Josie Dunne w/ Max Subar
August 12, 2018
Words & Photos by Nina Tadic
At age 21, most people fall into a few categories – full time student, full time employee, or a little of both. What not a lot of people fall into is being a signed, touring, phenomenal musician. This is where Miss Josie Dunne comes into play. On August 12, the pop singer and more-than-likely soon-to-be star performed a sold out hometown show at Lincoln Hall in Chicago.
Those who have experience Lincoln Hall know that it is small and cool, a warm bar out front and then an intimate back room for shows, holding about 500 people. The Hall holds a lot of sold-out performances, but never with an audience as diverse as Miss Dunne’s.

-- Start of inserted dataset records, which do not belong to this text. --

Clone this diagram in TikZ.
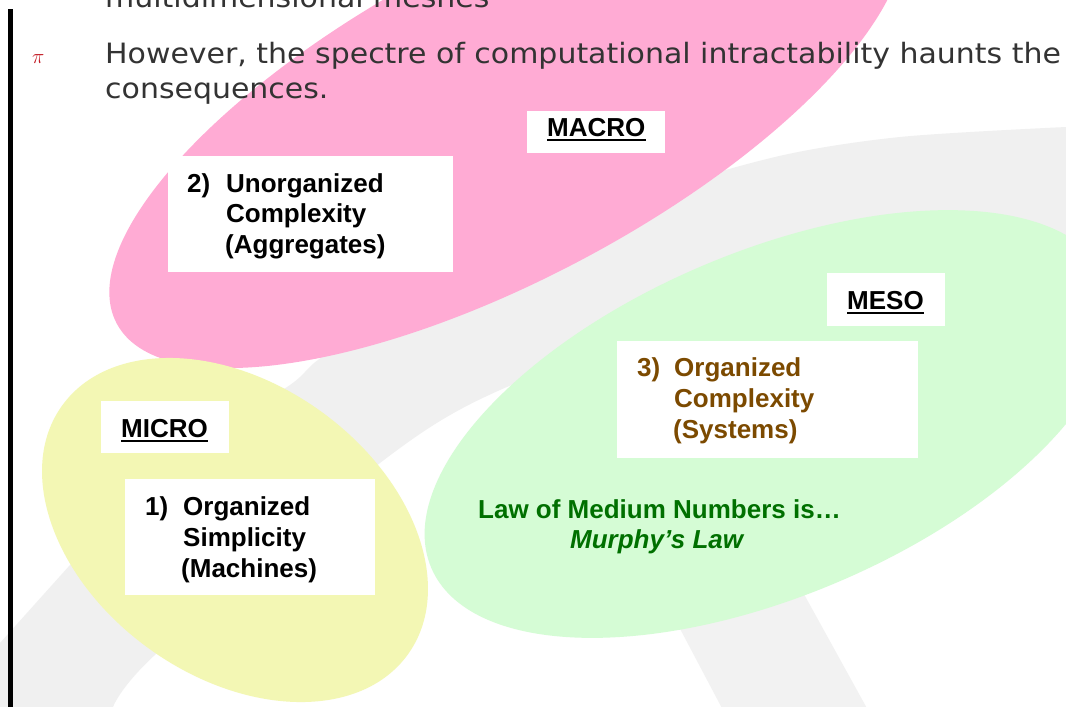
\documentclass[tikz,border=0pt]{standalone}
\usepackage{fontspec}
\setmainfont{Liberation Sans}
\newfontfamily\slidefont[FakeStretch=1.07]{DejaVu Sans}
\usetikzlibrary{shapes.geometric}
\definecolor{pinkE}{RGB}{255,171,212}
\definecolor{yellowE}{RGB}{243,247,180}
\definecolor{greenE}{RGB}{213,252,213}
\definecolor{greyA}{RGB}{240,240,240}
\definecolor{greyB}{RGB}{242,242,242}
\definecolor{brownT}{RGB}{124,74,0}
\definecolor{greenT}{RGB}{0,112,0}
\definecolor{bodyT}{RGB}{51,51,51}
\definecolor{bulletR}{RGB}{195,25,35}
\begin{document}
\begin{tikzpicture}[x=1pt,y=-1pt,
  blob/.style={ellipse, draw=none, inner sep=0pt},
  wbox/.style={rectangle, fill=white, draw=none, inner sep=0pt, anchor=north west},
  lbl/.style={inner sep=0pt, anchor=base west, font=\fontsize{26}{31}\selectfont\bfseries},
  body/.style={inner sep=0pt, anchor=base west, text=bodyT, font=\slidefont\fontsize{28}{35}\selectfont},
  uline/.style={line width=2.7pt}
]
\useasboundingbox (0,0) rectangle (1066,707);
\clip (0,0) rectangle (1066,707);
\fill[white] (0,0) rectangle (1066,707);

% grey background swoosh
\fill[greyA] (0,712) -- (0,643) -- (70,565) -- plot[smooth,tension=0.5] coordinates {(70,565) (190,450) (290,385) (330,352) (480,270) (633,200) (775,157) (900,137) (1066,127)}
  -- (1070,127) -- (1070,265) -- plot[smooth,tension=0.5] coordinates {(1066,265) (900,272) (700,320) (500,390) (380,463) (157,653) (113,707)} -- (110,712) -- cycle;
\fill[greyB] (612,500) -- (724,712) -- (869,712) -- (752,500) -- cycle;

% ellipses
\node[blob, fill=pinkE, minimum width=884pt, minimum height=324pt, rotate=28] (macro) at (507,116) {};
\node[blob, fill=yellowE, minimum width=426pt, minimum height=293pt, rotate=-35.7] (micro) at (235,530) {};
\node[blob, fill=greenE, minimum width=736pt, minimum height=344pt, rotate=23] (meso) at (770,424) {};

% slide text
\node[body] (l0) at (105,7) {multidimensional meshes};
\node[inner sep=0pt, anchor=base west, text=bulletR, font=\fontsize{20}{20}\selectfont] (pi) at (32,63) {$\pi$};
\node[body] (l1) at (105,63) {However, the spectre of computational intractability haunts the};
\node[body] (l2) at (105,98) {consequences.};

% left bar
\fill[black] (7.5,9) rectangle (12.5,712);

% white boxes
\node[wbox, minimum width=138pt, minimum height=42pt] (macrobox) at (527,111) {};
\node[wbox, minimum width=285pt, minimum height=116pt] (box2) at (168,156) {};
\node[wbox, minimum width=118pt, minimum height=53pt] (mesobox) at (827,273) {};
\node[wbox, minimum width=301pt, minimum height=117pt] (box3) at (617,341) {};
\node[wbox, minimum width=128pt, minimum height=52pt] (microbox) at (101,401) {};
\node[wbox, minimum width=250pt, minimum height=116pt] (box1) at (125,479) {};

% headings
\node[lbl] (macrot) at (547,136) {MACRO};
\draw[uline] ([yshift=-4pt]macrot.base west) -- ([yshift=-4pt]macrot.base east);
\node[lbl] (mesot) at (847,309) {MESO};
\draw[uline] ([yshift=-4pt]mesot.base west) -- ([yshift=-4pt]mesot.base east);
\node[lbl] (microt) at (121,437) {MICRO};
\draw[uline] ([yshift=-4pt]microt.base west) -- ([yshift=-4pt]microt.base east);

% box 2
\node[lbl] (n2) at (187,192) {2)};
\node[lbl] (b2a) at (226,192) {Unorganized};
\node[lbl] (b2b) at (226,222.5) {Complexity};
\node[lbl] (b2c) at (225,253) {(Aggregates)};
% box 1
\node[lbl] (n1) at (145,515) {1)};
\node[lbl] (b1a) at (183,515) {Organized};
\node[lbl] (b1b) at (183,546) {Simplicity};
\node[lbl] (b1c) at (181,577) {(Machines)};
% box 3
\node[lbl, text=brownT] (n3) at (637,376) {3)};
\node[lbl, text=brownT] (b3a) at (674,376) {Organized};
\node[lbl, text=brownT] (b3b) at (674,407) {Complexity};
\node[lbl, text=brownT] (b3c) at (673,438) {(Systems)};

% law text
\node[lbl, text=greenT] (law) at (478,518) {Law of Medium Numbers is…};
\node[lbl, text=greenT, font=\fontsize{26}{31}\selectfont\bfseries\itshape] (murphy) at (570,548) {Murphy’s Law};
\end{tikzpicture}
\end{document}
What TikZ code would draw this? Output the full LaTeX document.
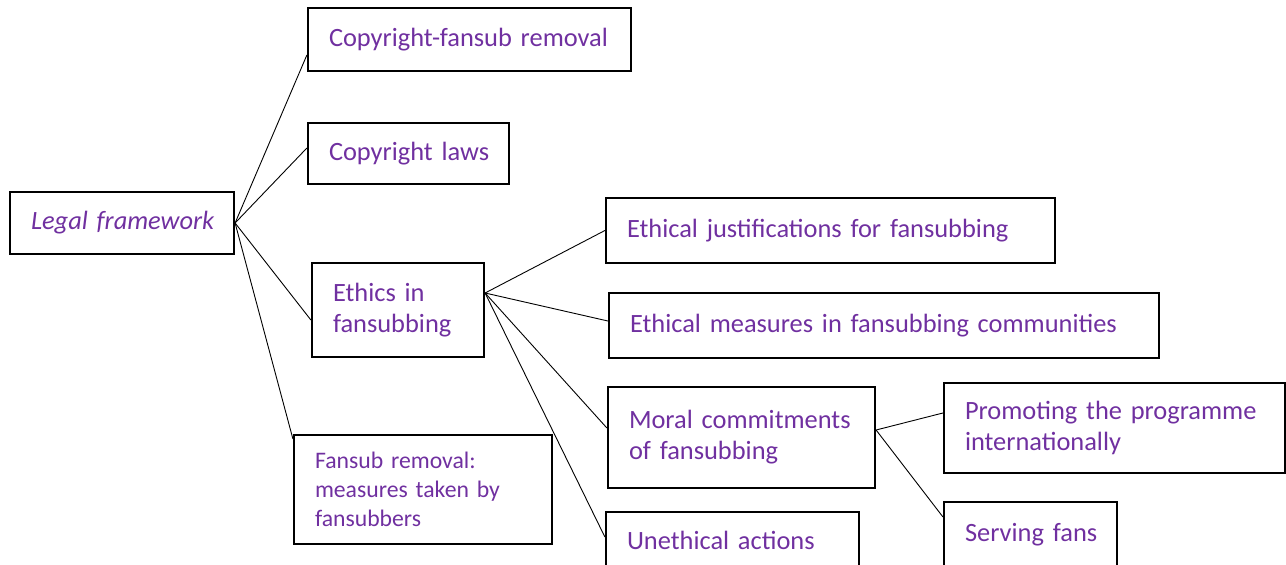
\documentclass[tikz,border=0pt]{standalone}
\usepackage{fontspec}
\setmainfont{Carlito}
\definecolor{txtpurple}{RGB}{112,48,160}
\newcommand\keepwords{\exhyphenpenalty=10000\relax\hyphenpenalty=10000\relax}
\begin{document}
\begin{tikzpicture}[x=1pt,y=-1pt,
  box/.style={draw=black, line width=2.2pt, rectangle, inner xsep=21pt, inner ysep=0pt,
    align=left, text=txtpurple,
    font=\fontsize{26.4}{31}\selectfont\keepwords},
  smallbox/.style={box, font=\fontsize{23.7}{29}\selectfont\keepwords},
  link/.style={draw=black, line width=0.9pt}]
\useasboundingbox (0,0) rectangle (1286,565);
\clip (0,0) rectangle (1286,565);

% root
\node[box, text width=182pt, minimum height=62pt] (lf) at (122,223) {\mbox{\itshape Legal framework}};

% first level
\node[box, text width=281pt, minimum height=63pt] (cfr) at (469.5,39.5) {\mbox{Copyright-fansub removal}};
\node[box, text width=159pt, minimum height=61pt] (cl) at (408.5,153.5) {\mbox{Copyright laws}};
\node[box, text width=130pt, minimum height=94pt] (eth) at (398,310) {Ethics in\\fansubbing};
\node[smallbox, text width=216pt, minimum height=109pt] (fr) at (423,489.5) {Fansub removal:\\measures taken by\\fansubbers};

% second level
\node[box, text width=407pt, minimum height=65pt] (ej) at (830.5,230.5) {\mbox{Ethical justifications for fansubbing}};
\node[box, text width=508pt, minimum height=65pt] (em) at (884,325.5) {\mbox{Ethical measures in fansubbing communities}};
\node[box, text width=225pt, minimum height=101pt] (mc) at (741.5,437.5) {Moral commitments\\of fansubbing};
\node[box, text width=211pt, minimum height=56pt] (ua) at (732.5,540) {\mbox{Unethical actions}};

% third level
\node[box, text width=299pt, minimum height=90pt] (pr) at (1114.5,428) {Promoting the programme\\internationally};
\node[box, text width=131pt, minimum height=66pt] (sf) at (1030.5,535) {\mbox{Serving fans}};

% branching points
\coordinate (ethhub) at ([yshift=17pt]eth.east);
\coordinate (mchub) at ([yshift=7.5pt]mc.east);

% connectors
\draw[link] (lf.east) -- ([yshift=-15.5pt]cfr.west);
\draw[link] (lf.east) -- ([yshift=5.5pt]cl.west);
\draw[link] (lf.east) -- ([yshift=-10pt]eth.west);
\draw[link] (lf.east) -- ([yshift=-5pt]fr.north west);

\draw[link] (ethhub) -- (ej.west);
\draw[link] (ethhub) -- ([yshift=4.5pt]em.west);
\draw[link] (ethhub) -- ([yshift=9.5pt]mc.west);
\draw[link] (ethhub) -- ([yshift=3pt]ua.west);

\draw[link] (mchub) -- ([yshift=15pt]pr.west);
\draw[link] (mchub) -- ([yshift=-16pt]sf.north west);
\end{tikzpicture}
\end{document}
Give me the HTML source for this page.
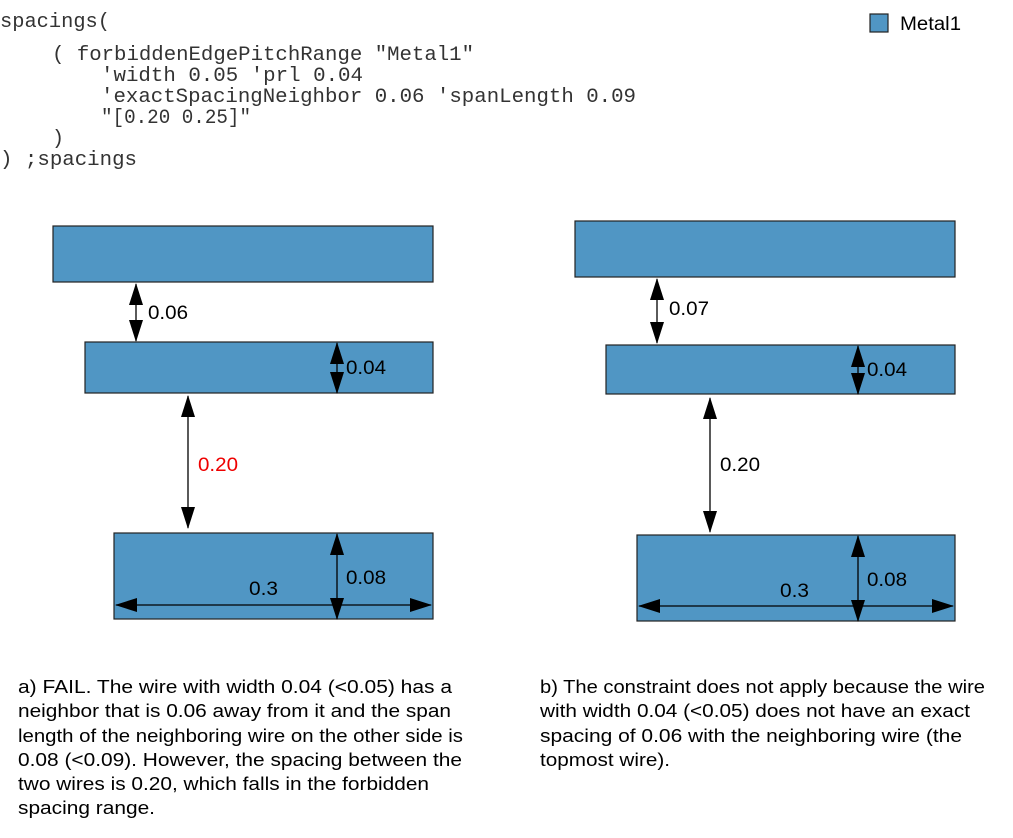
<!DOCTYPE html>
<html><head><style>
body{margin:0;background:#fff;width:1013px;height:838px;overflow:hidden;position:relative}
</style></head><body>
<svg width="1013" height="838" style="position:absolute;left:0;top:0" font-family="Liberation Sans, sans-serif" font-size="19">
<defs>
<marker id="a" viewBox="0 0 22 14" refX="21" refY="7" markerWidth="22" markerHeight="14" markerUnits="userSpaceOnUse" orient="auto-start-reverse"><path d="M0,0L22,7L0,14z" fill="#000"/></marker>
</defs>
<g font-family="Liberation Mono, monospace" font-size="20" fill="#333">
<text x="0" y="27" textLength="110" lengthAdjust="spacingAndGlyphs">spacings(</text>
<text x="52" y="60" textLength="422" lengthAdjust="spacingAndGlyphs">( forbiddenEdgePitchRange "Metal1"</text>
<text x="101" y="81" textLength="262" lengthAdjust="spacingAndGlyphs">'width 0.05 'prl 0.04</text>
<text x="101" y="102" textLength="535" lengthAdjust="spacingAndGlyphs">'exactSpacingNeighbor 0.06 'spanLength 0.09</text>
<text x="101" y="123" textLength="150" lengthAdjust="spacingAndGlyphs">"[0.20 0.25]"</text>
<text x="52" y="144">)</text>
<text x="0" y="165" textLength="137" lengthAdjust="spacingAndGlyphs">) ;spacings</text>
</g>
<g fill="#5096c4" stroke="#222" stroke-width="1.2">
<rect x="870" y="14" width="18" height="18"/>
<rect x="53" y="226" width="380" height="56"/>
<rect x="85" y="342" width="348" height="51"/>
<rect x="114" y="533" width="319" height="86"/>
<rect x="575" y="221" width="380" height="56"/>
<rect x="606" y="345" width="349" height="49"/>
<rect x="637" y="535" width="318" height="86"/>
</g>
<g stroke="#000" stroke-width="1.3" marker-start="url(#a)" marker-end="url(#a)">
<line x1="136" y1="284" x2="136" y2="341"/>
<line x1="337" y1="343" x2="337" y2="393"/>
<line x1="188" y1="396" x2="188" y2="528"/>
<line x1="337" y1="534" x2="337" y2="619"/>
<line x1="116" y1="605" x2="431" y2="605"/>
<line x1="657" y1="279" x2="657" y2="343"/>
<line x1="858" y1="346" x2="858" y2="394"/>
<line x1="710" y1="398" x2="710" y2="532"/>
<line x1="858" y1="536" x2="858" y2="621"/>
<line x1="639" y1="606" x2="953" y2="606"/>
</g>
<g lengthAdjust="spacingAndGlyphs">
<text x="900" y="30" textLength="61" lengthAdjust="spacingAndGlyphs">Metal1</text>
<text x="148" y="319" textLength="40" lengthAdjust="spacingAndGlyphs">0.06</text>
<text x="346" y="374" textLength="40" lengthAdjust="spacingAndGlyphs">0.04</text>
<text x="198" y="471" fill="#e00" textLength="40" lengthAdjust="spacingAndGlyphs">0.20</text>
<text x="346" y="584" textLength="40" lengthAdjust="spacingAndGlyphs">0.08</text>
<text x="249" y="595" textLength="29" lengthAdjust="spacingAndGlyphs">0.3</text>
<text x="669" y="315" textLength="40" lengthAdjust="spacingAndGlyphs">0.07</text>
<text x="867" y="376" textLength="40" lengthAdjust="spacingAndGlyphs">0.04</text>
<text x="720" y="471" textLength="40" lengthAdjust="spacingAndGlyphs">0.20</text>
<text x="867" y="586" textLength="40" lengthAdjust="spacingAndGlyphs">0.08</text>
<text x="780" y="597" textLength="29" lengthAdjust="spacingAndGlyphs">0.3</text>
</g>
<g font-size="18.5">
<text x="18" y="693" textLength="434" lengthAdjust="spacingAndGlyphs">a) FAIL. The wire with width 0.04 (&lt;0.05) has a</text>
<text x="18" y="717" textLength="433" lengthAdjust="spacingAndGlyphs">neighbor that is 0.06 away from it and the span</text>
<text x="18" y="742" textLength="445" lengthAdjust="spacingAndGlyphs">length of the neighboring wire on the other side is</text>
<text x="18" y="766" textLength="444" lengthAdjust="spacingAndGlyphs">0.08 (&lt;0.09). However, the spacing between the</text>
<text x="18" y="790" textLength="411" lengthAdjust="spacingAndGlyphs">two wires is 0.20, which falls in the forbidden</text>
<text x="18" y="814" textLength="137" lengthAdjust="spacingAndGlyphs">spacing range.</text>
<text x="540" y="693" textLength="445" lengthAdjust="spacingAndGlyphs">b) The constraint does not apply because the wire</text>
<text x="540" y="717" textLength="430" lengthAdjust="spacingAndGlyphs">with width 0.04 (&lt;0.05) does not have an exact</text>
<text x="540" y="742" textLength="422" lengthAdjust="spacingAndGlyphs">spacing of 0.06 with the neighboring wire (the</text>
<text x="540" y="766" textLength="130" lengthAdjust="spacingAndGlyphs">topmost wire).</text>
</g>
</svg>
</body></html>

Walking into the room on a Sunday night in August, one would expect to find a vast majority of twenty and thirty-somethings, hipsters and cool people draping the room, drinks in hand, leaning on the brick walls. Instead, for Dunne’s performance, it seemed like a little bit of every piece of Chicago turned out. The front row was draped with children and teenagers ranging from about age seven to age fifteen, and every single one of them was in awe the entire night. Looking throughout the rest of the room, there were mothers and daughters and fathers and sons, college-aged guys and girls, grandparents, and everything in between. The most interesting part of this, however, was how consumed everyone in the room was during Dunne’s set.
Seeing the crowd, one would assume Dunne makes some sort of bubblegum pop that is catchy enough to be played on Radio Disney but also B96. This is in some ways true, but in some ways, extremely far-off. When the lights went out and Dunne strolled onstage in a gingham pant and jacket set, the last thing I expected was the soul music she brought with her. Her most recent release To Be The Little Fish was performed in full, and it was more than anyone could have expected. Singing with a bluesy undertone about heartbreak and growing up and everything in between, and the ponderings of a young woman in 2018, Dunne had the whole room captivated. She brought her drummer, and a saxophonist, and someone on the keys, and between the three and herself, the music was bopping and moving the crowd all night.
While the crowd was focused on Dunne, however, she was focused more on them than anything else. She even made homemade tee-shirts, each one custom in color and design, and tossed them out into the crowd for her last few songs, a thank you to those who took their time to come see her perform.
Needless to say, the performance was incredible from beginning to end, and unique in both sound and spirit. Needless to say, Miss Josie Dunne’s EP might be called To Be A Little Fish, but she is the farthest thing from one. She made not just a splash, but waves, at her performance, and will more than likely continue to do so as time goes by.